The New York State Court of Appeals dismissed a lawsuit last week brought by prisoners’ families seeking refunds for the exorbitant phone rates it cost them to speak to their loved ones behind bars. The class action suit, Walton v. NYSDOCS, was filed in 2004 by the Center for Constitutional Rights on behalf of prisoners’ families and friends, who for years had paid inflated rates for collect calls due to the state’s monopoly contract with MCI/Verizon.

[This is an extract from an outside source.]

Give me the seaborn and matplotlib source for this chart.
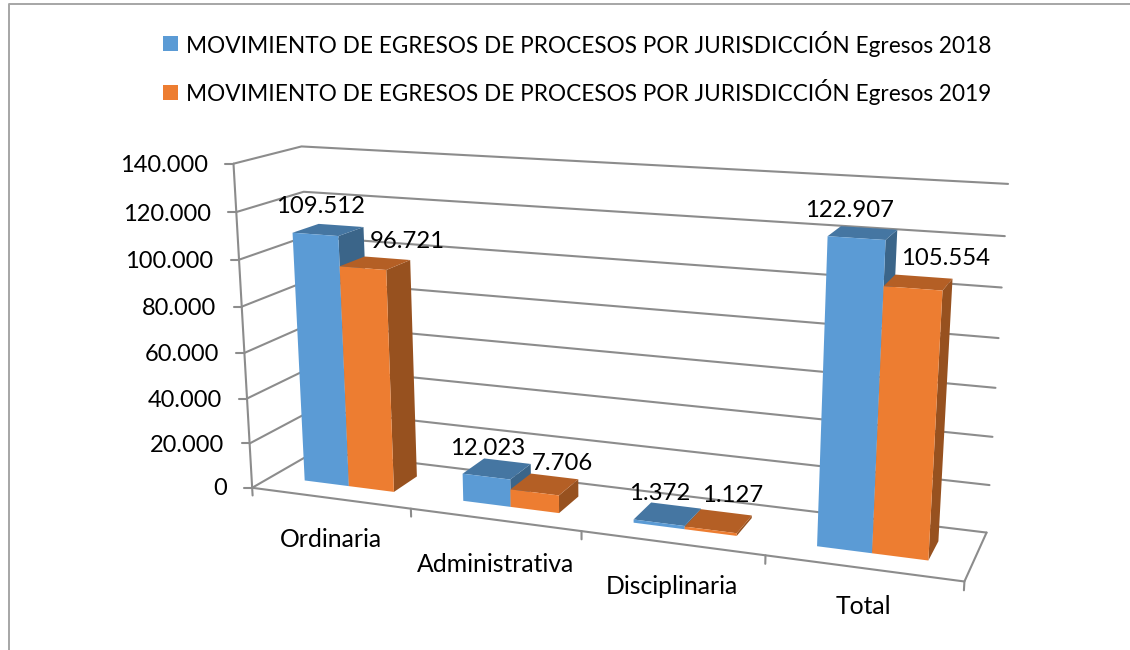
import numpy as np
import pandas as pd
import matplotlib
matplotlib.use("Agg")
import matplotlib.pyplot as plt
from matplotlib.patches import Rectangle
import seaborn as sns

categories = ["Ordinaria", "Administrativa", "Disciplinaria", "Total"]
egresos_2018 = [109512, 12023, 1372, 122907]
egresos_2019 = [96721, 7706, 1127, 105554]
series_names = ["MOVIMIENTO DE EGRESOS DE PROCESOS POR JURISDICCIÓN Egresos 2018",
                "MOVIMIENTO DE EGRESOS DE PROCESOS POR JURISDICCIÓN Egresos 2019"]
value_ticks = [0, 20000, 40000, 60000, 80000, 100000, 120000, 140000]


def miles(v):
    return f"{v:,}".replace(",", ".")


sns.set_theme(style="white")
plt.rcParams["font.family"] = ["Lato", "DejaVu Sans"]

front_cols = ["#5B9BD5", "#ED7D31"]
top_cols = ["#4576A2", "#B45F25"]
side_cols = ["#3B6589", "#97511F"]
line_col = "#8C8C8C"

vmax = value_ticks[-1]
ncat = len(categories)

# the 3d box: corners (category, value share, depth) and where they land on the page
box_world = [(0, 0, 0), (0, 0, 1), (ncat, 0, 1), (ncat, 0, 0),
             (0, 1, 0), (0, 1, 1), (ncat, 1, 1)]
box_page = [(253, 488), (315, 451), (987, 532), (964, 582),
            (233, 163), (302, 147), (1008, 184)]

rows, rhs = [], []
for (a, b, c), (u, v) in zip(box_world, box_page):
    rows.append([a, b, c, 1, 0, 0, 0, 0, -u * a, -u * b, -u * c])
    rhs.append(u)
    rows.append([0, 0, 0, 0, a, b, c, 1, -v * a, -v * b, -v * c])
    rhs.append(v)
sol = np.linalg.lstsq(np.array(rows, float), np.array(rhs, float), rcond=None)[0]
cam = np.append(sol, 1.0).reshape(3, 4)


def project(cat, value, depth):
    p = cam @ np.array([cat, value / vmax, depth, 1.0])
    return p[0] / p[2], p[1] / p[2]


fig = plt.figure(figsize=(11.3, 6.5), dpi=100)
ax = fig.add_axes([0, 0, 1, 1])
ax.set_xlim(0, 1130)
ax.set_ylim(650, 0)

# chart frame, only left and top fall inside the picture
ax.plot([9, 9, 1130], [650, 4, 4], color="#A6A6A6", lw=1.4)

# wall lines and ticks, one row per point
tick_len = 8
drop = -3500
grid = []
line_no = 0


def add_line(points):
    global line_no
    for px, py in points:
        grid.append({"line": line_no, "px": px, "py": py})
    line_no += 1


for v in value_ticks:
    add_line([project(ncat, v, 1), project(0, v, 1), project(0, v, 0)])
    px, py = project(0, v, 0)
    add_line([(px, py), (px - tick_len, py)])
add_line([project(0, 0, 0), project(0, vmax, 0)])
add_line([project(0, 0, 0), project(ncat, 0, 0), project(ncat, 0, 1)])
for i in range(ncat + 1):
    add_line([project(i, 0, 0), project(i, drop, 0)])
grid = pd.DataFrame(grid)
sns.lineplot(data=grid, x="px", y="py", units="line", estimator=None, sort=False,
             color=line_col, lw=1.5, ax=ax, legend=False)

# bars, gap width 150 and gap depth 150
bar_w = 1 / 3.5
z0, z1 = 0.3, 0.7
label_nudge = [[(-8, -23), (32, -22)], [(-9, -20), (18, -21)],
               [(-8, -21), (14, -25)], [(-13, -22), (27, -24)]]
for i in range(ncat):
    for s, vals in enumerate([egresos_2018, egresos_2019]):
        x0 = i + 0.75 * bar_w + s * bar_w
        x1 = x0 + bar_w
        h = vals[i]
        side = [project(x1, 0, z0), project(x1, 0, z1), project(x1, h, z1), project(x1, h, z0)]
        top = [project(x0, h, z0), project(x1, h, z0), project(x1, h, z1), project(x0, h, z1)]
        front = [project(x0, 0, z0), project(x1, 0, z0), project(x1, h, z0), project(x0, h, z0)]
        ax.fill(*zip(*side), color=side_cols[s], lw=0, zorder=3)
        ax.fill(*zip(*top), color=top_cols[s], lw=0, zorder=3)
        ax.fill(*zip(*front), color=front_cols[s], lw=0, zorder=3)
        cx, cy = project((x0 + x1) / 2, h, 0.5)
        dx, dy = label_nudge[i][s]
        ax.text(cx + dx, cy + dy, miles(h), ha="center", va="center",
                fontsize=17.2, color="black", zorder=5)

# value labels
for v in value_ticks:
    px, py = project(0, v, 0)
    ax.text(px - 25.5, py + (1 if v == 0 else 2), miles(v), ha="right", va="center",
            fontsize=17.0, color="black")

# category labels
cat_nudge = [41, 45, 44, 38]
for i, name in enumerate(categories):
    px, py = project(i + 0.5, 0, 0)
    ax.text(px + 0.5, py + cat_nudge[i], name, ha="center", va="center", fontsize=17.8, color="black")

# legend
for s, name in enumerate(series_names):
    y = 43.5 + s * 49
    ax.add_patch(Rectangle((163, y - 7.5), 15, 15, fc=front_cols[s], ec="none"))
    ax.text(186, y + 0.5 - s, name, ha="left", va="center", fontsize=16.26, color="black")

ax.set_xlabel("")
ax.set_ylabel("")
ax.axis("off")
fig.savefig("out.png", dpi=100)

Lawyers for the families said that the excessively high rates amounted to an unfair and “unlawful tax” that resulted in millions of dollars being paid over a number of years. The prison telephone service contract stipulated that MCI pay the state 57.5 percent of the fees received from prisoners’ collect calls. Then MCI would be allowed to charge well over the market rate: a $3 connection surcharge and between 16 and 36 cents per minute. The rate of a collect call from a federal prison is 7 cents per minute. Most of New York’s calls are from prisons upstate to loved ones in New York City.
Mostly due to the long struggle waged by the New York Campaign for Telephone Justice, upon arrival to office in 2007, Gov. Eliot Spitzer halted the arrangement. Rates then fell to about half of what they had been. In June 2007, the state Legislature made Gov. Spitzer’s decision into a law, the Family Connections bill.
Lawyers for the plaintiffs said that families were paying up to $300 or $400 per month to speak to their loved ones who were incarcerated. Since 1996, they said, the state had collected about $200 million in profits from kickbacks outlined in the phone service arrangement with MCI. The lawyers maintain that families are owed compensation for this unnecessary burden.
The high court’s 5-1 decision affirmed a lower court’s ruling that the families had failed to assert a legitimate claim under the the state Constitution. The court said the the policy was bad, but not unconstitutional.